Aim of the exercise →
Where a line holds the string "seaborn", return that line.

Source data →

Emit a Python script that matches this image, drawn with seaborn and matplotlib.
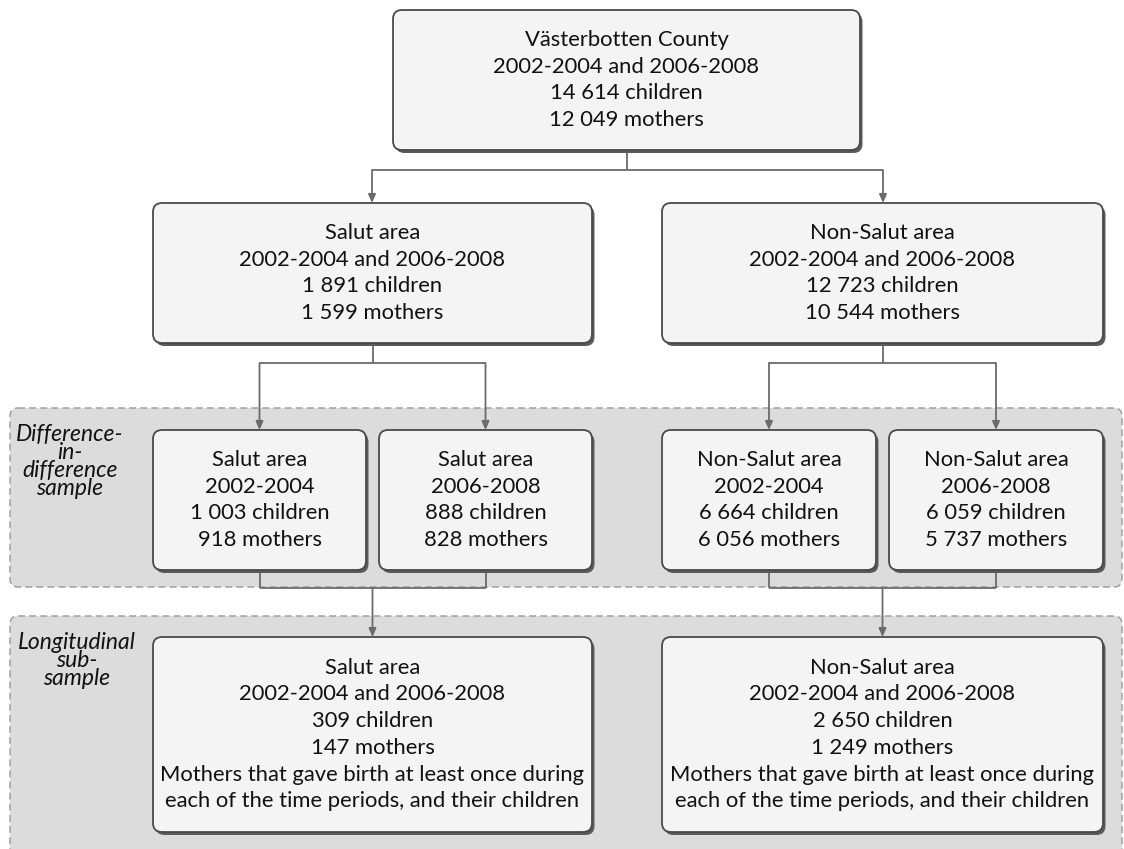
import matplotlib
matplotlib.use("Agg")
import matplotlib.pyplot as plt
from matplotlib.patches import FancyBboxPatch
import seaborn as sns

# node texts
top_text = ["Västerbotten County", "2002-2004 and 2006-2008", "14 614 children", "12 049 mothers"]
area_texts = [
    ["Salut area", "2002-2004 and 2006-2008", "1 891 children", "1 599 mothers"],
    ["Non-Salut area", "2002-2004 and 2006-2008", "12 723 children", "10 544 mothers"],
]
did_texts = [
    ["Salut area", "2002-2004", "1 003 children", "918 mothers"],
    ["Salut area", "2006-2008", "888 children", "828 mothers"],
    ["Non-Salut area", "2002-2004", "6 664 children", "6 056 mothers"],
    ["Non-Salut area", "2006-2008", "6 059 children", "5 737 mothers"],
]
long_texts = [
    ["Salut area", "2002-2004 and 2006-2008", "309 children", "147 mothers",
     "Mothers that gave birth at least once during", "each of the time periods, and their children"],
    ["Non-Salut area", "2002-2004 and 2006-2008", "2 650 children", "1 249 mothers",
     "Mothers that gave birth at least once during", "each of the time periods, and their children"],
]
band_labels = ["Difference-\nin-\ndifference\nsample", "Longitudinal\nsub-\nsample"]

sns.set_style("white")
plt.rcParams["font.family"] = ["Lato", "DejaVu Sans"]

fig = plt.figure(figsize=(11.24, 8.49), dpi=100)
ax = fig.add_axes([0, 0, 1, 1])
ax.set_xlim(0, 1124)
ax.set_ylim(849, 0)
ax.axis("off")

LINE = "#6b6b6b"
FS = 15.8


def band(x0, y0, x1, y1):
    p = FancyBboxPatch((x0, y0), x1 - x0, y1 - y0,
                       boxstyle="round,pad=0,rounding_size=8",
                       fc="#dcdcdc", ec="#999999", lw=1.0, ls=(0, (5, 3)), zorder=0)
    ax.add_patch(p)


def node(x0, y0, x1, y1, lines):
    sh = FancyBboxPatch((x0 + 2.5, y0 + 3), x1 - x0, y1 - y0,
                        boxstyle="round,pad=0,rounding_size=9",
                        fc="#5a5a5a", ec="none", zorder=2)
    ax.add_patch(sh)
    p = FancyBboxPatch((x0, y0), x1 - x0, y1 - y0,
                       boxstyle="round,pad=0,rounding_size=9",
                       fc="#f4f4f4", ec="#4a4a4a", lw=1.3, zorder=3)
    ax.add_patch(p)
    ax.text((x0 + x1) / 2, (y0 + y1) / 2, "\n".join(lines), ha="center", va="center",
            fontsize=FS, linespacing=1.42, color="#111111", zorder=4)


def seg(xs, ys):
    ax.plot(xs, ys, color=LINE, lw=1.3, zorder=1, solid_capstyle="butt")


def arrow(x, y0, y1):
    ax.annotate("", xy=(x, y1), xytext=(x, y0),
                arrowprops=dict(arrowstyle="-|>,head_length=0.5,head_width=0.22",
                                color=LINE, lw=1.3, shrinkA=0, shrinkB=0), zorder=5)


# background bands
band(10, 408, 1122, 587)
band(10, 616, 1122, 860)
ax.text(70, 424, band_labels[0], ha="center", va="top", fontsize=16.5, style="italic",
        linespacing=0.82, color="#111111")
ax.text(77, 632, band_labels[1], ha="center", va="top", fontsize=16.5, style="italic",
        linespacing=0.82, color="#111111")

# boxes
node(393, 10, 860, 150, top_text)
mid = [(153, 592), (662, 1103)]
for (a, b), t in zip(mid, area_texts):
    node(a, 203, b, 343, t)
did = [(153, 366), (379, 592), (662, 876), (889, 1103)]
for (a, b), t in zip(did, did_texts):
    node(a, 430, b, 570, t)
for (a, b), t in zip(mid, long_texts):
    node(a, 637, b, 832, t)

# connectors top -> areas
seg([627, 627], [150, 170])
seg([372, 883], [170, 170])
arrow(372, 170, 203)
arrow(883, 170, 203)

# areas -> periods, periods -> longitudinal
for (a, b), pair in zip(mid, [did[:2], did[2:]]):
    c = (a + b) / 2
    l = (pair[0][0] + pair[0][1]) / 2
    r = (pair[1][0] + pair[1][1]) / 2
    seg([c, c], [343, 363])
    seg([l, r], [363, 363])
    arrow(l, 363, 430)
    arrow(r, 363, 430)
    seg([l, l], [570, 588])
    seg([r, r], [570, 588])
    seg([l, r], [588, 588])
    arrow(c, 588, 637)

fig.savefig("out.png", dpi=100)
---
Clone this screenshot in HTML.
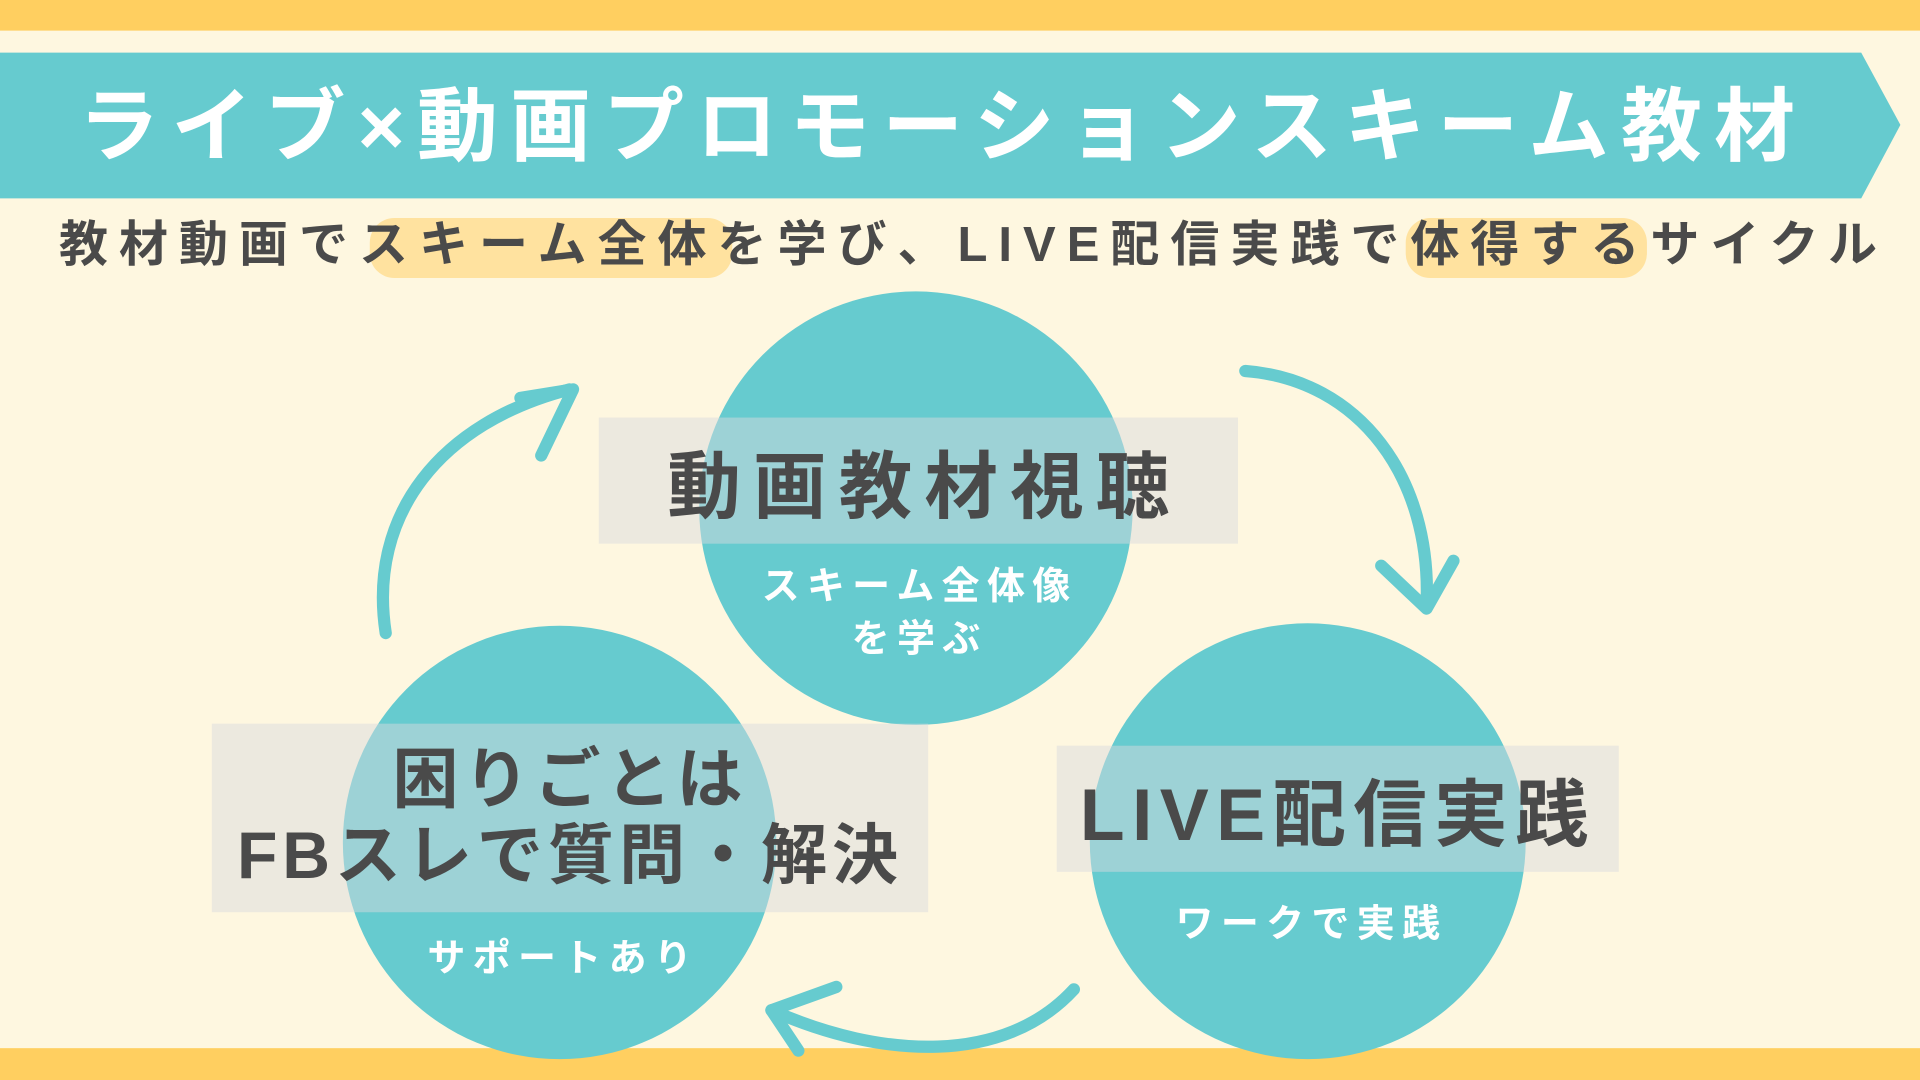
==
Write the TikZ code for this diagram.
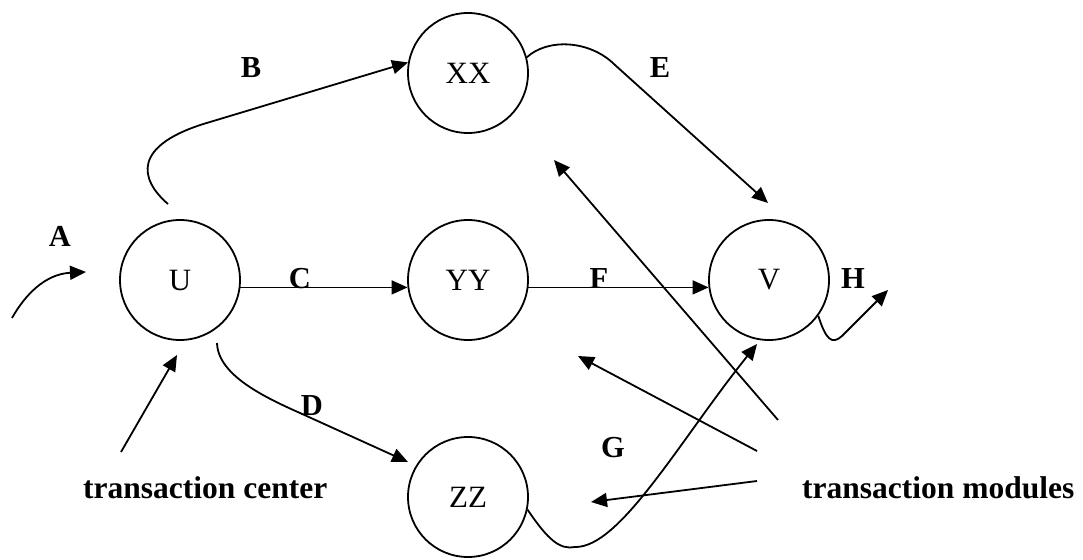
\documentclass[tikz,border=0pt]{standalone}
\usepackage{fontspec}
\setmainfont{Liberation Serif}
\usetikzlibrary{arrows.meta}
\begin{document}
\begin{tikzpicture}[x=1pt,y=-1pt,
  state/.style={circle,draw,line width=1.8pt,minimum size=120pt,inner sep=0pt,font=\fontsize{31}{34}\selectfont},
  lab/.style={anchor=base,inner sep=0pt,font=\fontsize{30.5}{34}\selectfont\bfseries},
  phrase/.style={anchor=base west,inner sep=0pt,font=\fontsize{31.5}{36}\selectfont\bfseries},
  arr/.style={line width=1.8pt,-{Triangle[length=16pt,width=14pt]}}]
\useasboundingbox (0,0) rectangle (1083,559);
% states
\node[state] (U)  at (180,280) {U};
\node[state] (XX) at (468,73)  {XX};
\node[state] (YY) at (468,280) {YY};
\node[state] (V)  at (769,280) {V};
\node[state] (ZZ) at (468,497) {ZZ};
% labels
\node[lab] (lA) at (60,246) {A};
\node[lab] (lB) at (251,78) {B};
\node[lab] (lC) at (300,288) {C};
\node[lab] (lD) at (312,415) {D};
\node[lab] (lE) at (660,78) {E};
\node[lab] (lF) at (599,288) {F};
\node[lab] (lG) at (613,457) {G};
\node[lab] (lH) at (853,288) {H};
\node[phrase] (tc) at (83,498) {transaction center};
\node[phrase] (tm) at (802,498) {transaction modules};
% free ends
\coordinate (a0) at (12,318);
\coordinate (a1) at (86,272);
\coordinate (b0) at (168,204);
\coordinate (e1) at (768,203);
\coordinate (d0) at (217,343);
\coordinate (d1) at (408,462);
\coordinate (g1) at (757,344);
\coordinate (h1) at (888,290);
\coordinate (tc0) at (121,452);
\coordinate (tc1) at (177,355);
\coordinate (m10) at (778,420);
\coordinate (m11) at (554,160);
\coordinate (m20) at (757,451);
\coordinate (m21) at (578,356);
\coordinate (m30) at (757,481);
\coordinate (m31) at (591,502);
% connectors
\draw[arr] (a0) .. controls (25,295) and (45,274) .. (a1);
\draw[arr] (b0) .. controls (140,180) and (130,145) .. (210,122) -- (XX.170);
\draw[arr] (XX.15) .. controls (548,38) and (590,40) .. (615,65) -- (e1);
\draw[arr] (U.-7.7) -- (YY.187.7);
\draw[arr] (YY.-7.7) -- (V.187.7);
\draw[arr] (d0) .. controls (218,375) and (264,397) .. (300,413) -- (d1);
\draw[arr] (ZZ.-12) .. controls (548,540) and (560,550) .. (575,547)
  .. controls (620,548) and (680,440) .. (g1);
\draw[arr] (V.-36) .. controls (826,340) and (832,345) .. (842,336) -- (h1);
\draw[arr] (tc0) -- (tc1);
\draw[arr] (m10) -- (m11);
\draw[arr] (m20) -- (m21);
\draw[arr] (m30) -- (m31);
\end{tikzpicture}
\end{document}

Solution for this problem →
Emit a Python script that matches this image, drawn with seaborn and matplotlib.
import seaborn as sns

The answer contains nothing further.